Work and Pensions Committee chair Frank Field questioned the leadership of The Pensions Regulator after its chief executive gave evidence to the Committee in the wake of the Carillion disaster.
In correspondence between the Committee and TPR released today, 21 March 2018, Field said that TPR chief executive Lesley Titcomb and her senior colleagues' performances did not give him assurances that they could achieve the “necessary cultural change” that the regulator needed.
Giving evidence to the joint Work and Pensions and Business, Energy and Industrial Strategy (BEIS) committee meeting on 22 February, TPR defended its approach to the Carillion schemes, saying the threat of the use of powers under section 231 of the Pensions Act 2004 “may” have contributed to the agreement of a deficit reduction plan.
In a letter to TPR, Field said: “The defensive and under-prepared performance you and your senior colleagues gave before the joint committee certainly gave me no assurance that the TPR leadership is equipped to bring about the necessary cultural change.
“It would hardly have scheme sponsors quaking in their boots and it is difficult to imagine TPR emerging victorious from negotiations with a ruthless American private equity firm.”
In a letter to the Committee, TPR outlined seven occasions in which it threatened the use of section 231 on Carillion, between June 2013 and March 2014.

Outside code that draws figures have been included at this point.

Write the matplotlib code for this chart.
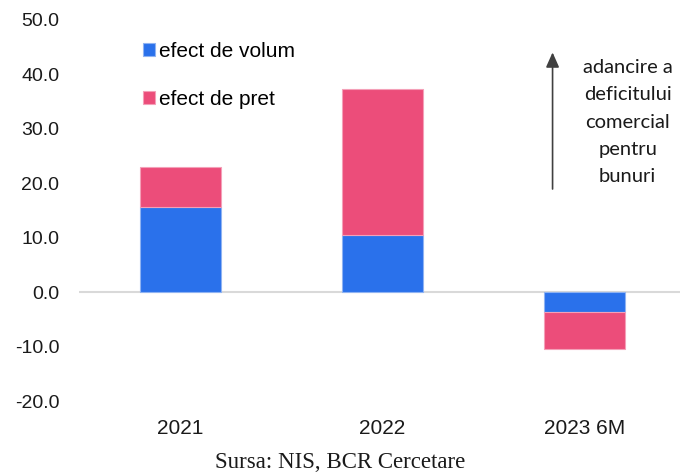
import matplotlib.pyplot as plt

years = ['2021', '2022', '2023 6M']
efect_volum = [15.7, 10.5, -3.7]
efect_pret = [7.3, 26.8, -6.7]

blue = '#2a71eb'
pink = '#ec4d7a'

plt.rcParams['font.family'] = ['Liberation Sans', 'DejaVu Sans']

fig = plt.figure(figsize=(6.8, 4.74), dpi=100)
ax = fig.add_axes([0.116, 0.154, 0.884, 0.804])

x = range(len(years))
ax.bar(x, efect_volum, width=0.4, color=blue, edgecolor='#8fb3f2', linewidth=0.8,
       label='efect de volum', zorder=2)
ax.bar(x, efect_pret, width=0.4, bottom=efect_volum, color=pink, edgecolor='#f4a0b8',
       linewidth=0.8, label='efect de pret', zorder=2)

ax.axhline(0, color='#d9d9d9', linewidth=1.5, zorder=1)

ax.set_ylim(-20, 50)
ax.set_xlim(-0.5, 2.47)
ax.set_yticks(range(-20, 51, 10))
ax.set_yticklabels([f'{v:.1f}' for v in range(-20, 51, 10)])
ax.set_xticks(list(x))
ax.set_xticklabels(years)
ax.tick_params(axis='both', length=0, labelcolor='#1a1a1a')
ax.tick_params(axis='y', pad=14, labelsize=14)
ax.tick_params(axis='x', pad=13, labelsize=15)
for s in ax.spines.values():
    s.set_visible(False)

ax.legend(loc='upper left', bbox_to_anchor=(0.1065, 0.943), frameon=False, fontsize=15,
          handlelength=0.58, handleheight=0.58, handletextpad=0.2, labelspacing=1.4,
          borderpad=0, borderaxespad=0)

# arrow and note on the right
ax.annotate('', xy=(0.788, 0.922), xytext=(0.788, 0.549), xycoords='axes fraction',
            arrowprops=dict(arrowstyle='-|>,head_length=0.9,head_width=0.4',
                            color='#404040', lw=1.2))
ax.text(0.913, 0.732, 'adancire a\ndeficitului\ncomercial\npentru\nbunuri',
        transform=ax.transAxes, ha='center', va='center', fontsize=14.5,
        family=['Lato', 'DejaVu Sans'], linespacing=1.72, color='#1a1a1a')

fig.text(0.5, 0.025, 'Sursa: NIS, BCR Cercetare', ha='center', va='center',
         fontsize=16.5, family=['Liberation Serif', 'DejaVu Serif'], color='#1a1a1a')

fig.savefig('out.png', dpi=100)
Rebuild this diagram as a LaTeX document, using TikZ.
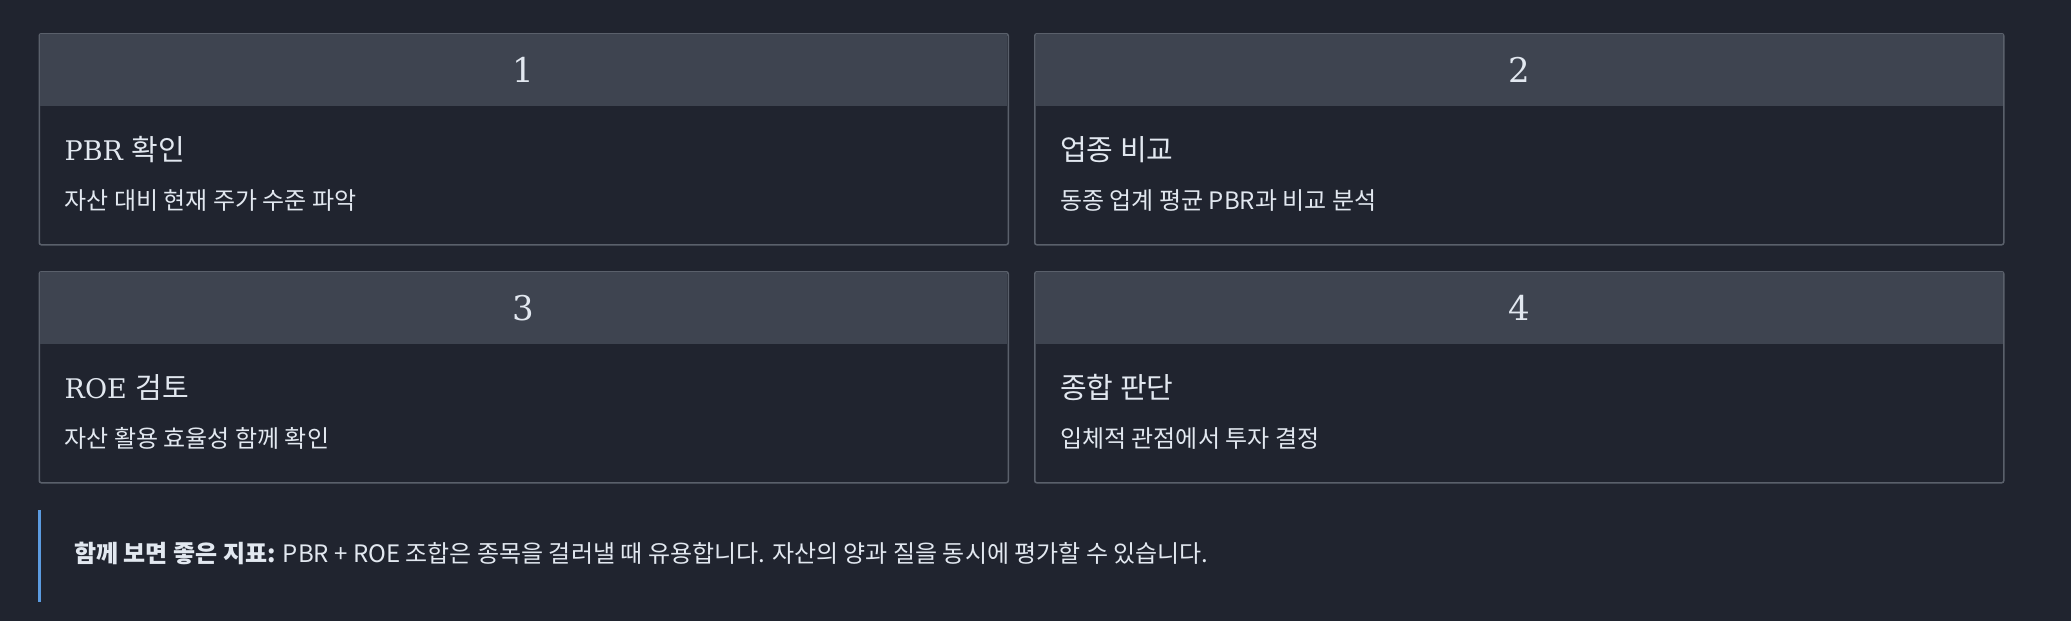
\documentclass[tikz,border=0pt]{standalone}
\usepackage{fontspec}
\setmainfont{Noto Sans CJK KR}
\newfontfamily\slabfont{DejaVu Serif}
\newfontfamily\krfont{Noto Sans CJK KR}
\usetikzlibrary{positioning,calc}
\definecolor{pagebg}{HTML}{20242F}
\definecolor{headbg}{HTML}{3E4450}
\definecolor{cardline}{HTML}{5A606B}
\definecolor{textfg}{HTML}{E2E8F0}
\definecolor{notebar}{HTML}{5B9BE0}
\tikzset{
  cardbox/.style={draw=cardline,line width=1.5pt,fill=pagebg,rounded corners=2pt,
    minimum width=969pt,minimum height=211pt,inner sep=0pt,anchor=north west},
  headbox/.style={fill=headbg,minimum width=967pt,minimum height=72pt,inner sep=0pt},
  numlabel/.style={text=textfg,font=\slabfont\fontsize{34}{40}\selectfont},
  cardtitle/.style={text=textfg,anchor=base west,inner sep=0pt,font=\fontsize{29}{34}\selectfont},
  carddesc/.style={text=textfg,anchor=base west,inner sep=0pt,font=\krfont\fontsize{24}{28}\selectfont},
  notetext/.style={text=textfg,anchor=base west,inner sep=0pt,font=\krfont\fontsize{24}{28}\selectfont}
}
% one card: name, x, y, number, latin part of title, korean part of title, text
\newcommand{\stepcard}[7]{
  \node[cardbox] (card#1) at (#2,#3) {};
  \node[headbox,below=0.75pt of card#1.north] (head#1) {};
  \node[numlabel] (num#1) at (head#1.center) {#4};
  \node[cardtitle] (title#1) at ($(card#1.north west)+(26,-127)$)
    {{\slabfont\fontsize{27}{32}\selectfont #5}{\krfont #6}};
  \node[carddesc] (desc#1) at ($(card#1.north west)+(26,-176)$) {#7};
}

\begin{document}
\begin{tikzpicture}[x=1pt,y=1pt]
\fill[pagebg] (0,0) rectangle (2071,-621);
\useasboundingbox (0,0) rectangle (2071,-621);

\stepcard{1}{38.5}{-33}{1}{PBR }{확인}{자산 대비 현재 주가 수준 파악}
\stepcard{2}{1034}{-33}{2}{}{업종 비교}{동종 업계 평균 PBR과 비교 분석}
\stepcard{3}{38.5}{-271}{3}{ROE }{검토}{자산 활용 효율성 함께 확인}
\stepcard{4}{1034}{-271}{4}{}{종합 판단}{입체적 관점에서 투자 결정}

% note at the bottom
\coordinate (bartop) at (39,-510);
\coordinate (barbot) at (39,-602);
\draw[notebar,line width=3pt] (bartop) -- (barbot);
\node[notetext] (note) at (74,-562)
  {\textbf{함께 보면 좋은 지표:} PBR + ROE 조합은 종목을 걸러낼 때 유용합니다. 자산의 양과 질을 동시에 평가할 수 있습니다.};
\end{tikzpicture}
\end{document}
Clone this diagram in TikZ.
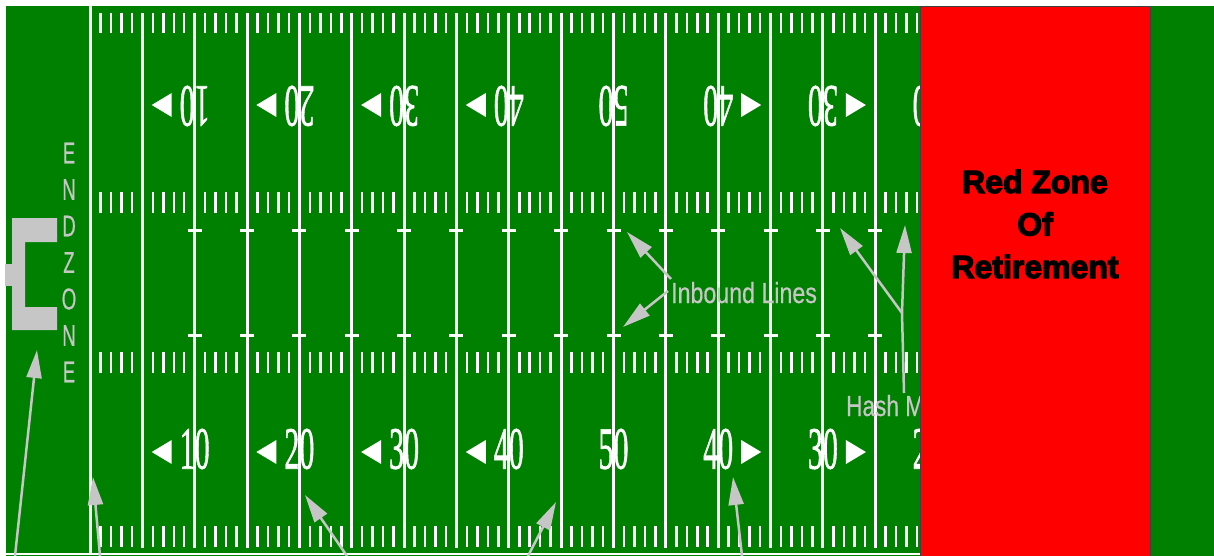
\documentclass[tikz,border=0pt]{standalone}
\usepackage{fontspec}
\setmainfont{Liberation Serif}
\newfontfamily\numfont{Liberation Serif}[FakeBold=1.2]
\newfontfamily\annofont{Liberation Sans}[FakeBold=0.6]
\newfontfamily\heavyfont{Liberation Sans Bold}[FakeBold=4]
\usetikzlibrary{arrows.meta}
\definecolor{field}{RGB}{0,128,0}
\definecolor{anno}{RGB}{198,198,198}
\definecolor{redzone}{RGB}{255,0,0}
\begin{document}
\begin{tikzpicture}[x=1pt,y=-1pt,
  fieldline/.style={white, line width=3pt},
  tick/.style={white, line width=2.5pt},
  digits/.style={white, inner sep=0pt, font=\numfont\fontsize{60}{60}\selectfont, xscale=0.5},
  annoline/.style={anno, line width=2.5pt},
  annoarrow/.style={anno, line width=2.5pt, -{Triangle[length=28pt,width=15pt]}},
  annotext/.style={anno, inner sep=0pt, font=\annofont\fontsize{29}{29}\selectfont},
  ezletter/.style={anno, inner sep=0pt, font=\annofont\fontsize{30}{30}\selectfont, xscale=0.62},
  redtext/.style={black, inner sep=0pt, align=center, font=\heavyfont\fontsize{32}{42.5}\selectfont},
]
\useasboundingbox (0,0) rectangle (1214,556);
\fill[white] (0,0) rectangle (1214,556);
\fill[field] (6,6) rectangle (1214,556);

% end zone letters
\foreach \l [count=\i from 0] in {E,N,D,Z,O,N,E}
  \node[ezletter] (ez\i) at (69,{153+36.5*\i}) {\l};

% goal post
\fill[anno] (12,218) -- (57,218) -- (57,242) -- (25,242) -- (25,307) -- (57,307) -- (57,330) -- (12,330) -- cycle;
\fill[anno] (5,264) rectangle (12,286);

% goal line and yard lines
\draw[fieldline] (90,6) -- (90,553);
\foreach \k in {1,...,16}
  \draw[fieldline] ({90+52.35*\k},13) -- ({90+52.35*\k},548);
\draw[white, line width=2pt] (6,553.5) -- (920,553.5);

% one-yard ticks
\foreach \j in {1,...,79} {
  \pgfmathtruncatemacro\r{mod(\j,5)}
  \ifnum\r>0
    \pgfmathsetmacro\tx{90+10.47*\j}
    \draw[tick] (\tx,13) -- (\tx,33);
    \draw[tick] (\tx,192) -- (\tx,213);
    \draw[tick] (\tx,352) -- (\tx,373);
    \draw[tick] (\tx,526) -- (\tx,547);
  \fi
}

% inbound marks
\foreach \k in {2,...,16} {
  \pgfmathsetmacro\cx{90+52.35*\k}
  \draw[tick, line width=3pt] ({\cx-7},230) -- ({\cx+7},230);
  \draw[tick, line width=3pt] ({\cx-7},335) -- ({\cx+7},335);
}

% yard numbers and direction triangles
\foreach \k/\t/\s in {2/10/-1,4/20/-1,6/30/-1,8/40/-1,10/50/0,12/40/1,14/30/1,16/20/1} {
  \pgfmathsetmacro\cx{90+52.35*\k}
  \node[digits] (nb\k) at (\cx,449) {\t};
  \node[digits, rotate=180] (nt\k) at (\cx,106) {\t};
  \ifnum\s=0 \else
    \fill[white] ({\cx+\s*43},452) -- ({\cx+\s*23},440) -- ({\cx+\s*23},464) -- cycle;
    \fill[white] ({\cx+\s*43},105) -- ({\cx+\s*23},93) -- ({\cx+\s*23},117) -- cycle;
  \fi
}

% bottom annotation arrows
\coordinate (a1s) at (15,556);  \coordinate (a1e) at (37,350);
\coordinate (a2s) at (100,556); \coordinate (a2e) at (93,477);
\coordinate (a3s) at (347,556); \coordinate (a3e) at (305,495);
\coordinate (a4s) at (528,556); \coordinate (a4e) at (556,502);
\coordinate (a5s) at (742,556); \coordinate (a5e) at (733,477);
\draw[annoarrow] (a1s) -- (a1e);
\draw[annoarrow] (a2s) -- (a2e);
\draw[annoarrow] (a3s) -- (a3e);
\draw[annoarrow] (a4s) -- (a4e);
\draw[annoarrow] (a5s) -- (a5e);

% inbound lines label
\node[annotext, xscale=0.8, anchor=base west] (inb) at (671,303) {Inbound Lines};
\coordinate (i0) at (671,279); \coordinate (i1) at (627,232);
\coordinate (i2) at (668,291); \coordinate (i3) at (623,327);
\draw[annoarrow] (i0) -- (i1);
\draw[annoarrow] (i2) -- (i3);

% hash marks label
\node[annotext, xscale=0.78, anchor=base west] (hash) at (846,416) {Hash Marks};
\coordinate (h0) at (904,393); \coordinate (h1) at (902,313);
\coordinate (h2) at (905,225); \coordinate (h3) at (840,228);
\draw[annoline] (h0) -- (h1);
\draw[annoarrow] (h1) -- (h2);
\draw[annoarrow] (h1) -- (h3);

% red zone
\filldraw[fill=redzone, draw=black!75, line width=1pt] (920,7) rectangle (1150,557);
\node[redtext] (rz) at (1035,224) {Red Zone\\Of\\Retirement};
\end{tikzpicture}
\end{document}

In a separate letter, the regulator said that it was seeking more powers from the government, which have now been laid out in the defined benefit white paper.
On Tuesday, The Department for Work and Pensions released the white paper, Protecting Defined Benefit Pension Schemes, in which it said TPR would be receiving the power to deliver punitive fines for those who have deliberately put their scheme at risk in a bid to crackdown on “wilful or reckless behaviour”.
Despite this, many in the industry felt that this was a “missed opportunity and that slow implementation means that “pension rights are still at risk from unscrupulous businesses seeking to avoid their pension obligations”.
The Committee also said that TPR appeared to become “sympathetic” to Carillion’s position following a presentation from Carillion’s former finance director Richard Adam.
On Carillion’s collapse, on 15 January 2018, its DB pension schemes were carrying an estimated £2.6bn buyout value deficit, while the Pension Protection Fund will pick up 11 out of the outsourcing firm’s 13 pension schemes, with an estimated shortfall of around £900m.
PwC, who advised the Carillion directors on its pensions liabilities and also the government on its dealings with Carillion, is now responsible for trying to salvage funds from the Pension Protection Fund.
Field said: “PWC had every incentive to milk the Carillion cow dry. Then, when Carillion finally collapsed, PWC adroitly re-emerged as butcher, packaging up joints of the fallen beast to be flogged off. For this they are handsomely rewarded by the taxpayer.
“They claim to be experts in every aspects of company management. They’re certainly expert in ensuring they get their cut at every stage.”
A spokesperson for TPR said: “TPR is a very different organisation from five years ago – we are clearer about what we expect, quicker to act and tougher on those who do not act in the interest of members.
“We called on government for more effective powers and so we welcome the proposals outlined in the DWP’s white paper. Planned improvements to our scheme funding, information-gathering and anti-avoidance powers will enable us to be clearer about what we expect from employers in relation to scheme funding and tougher where a scheme is not getting the funding it needs.”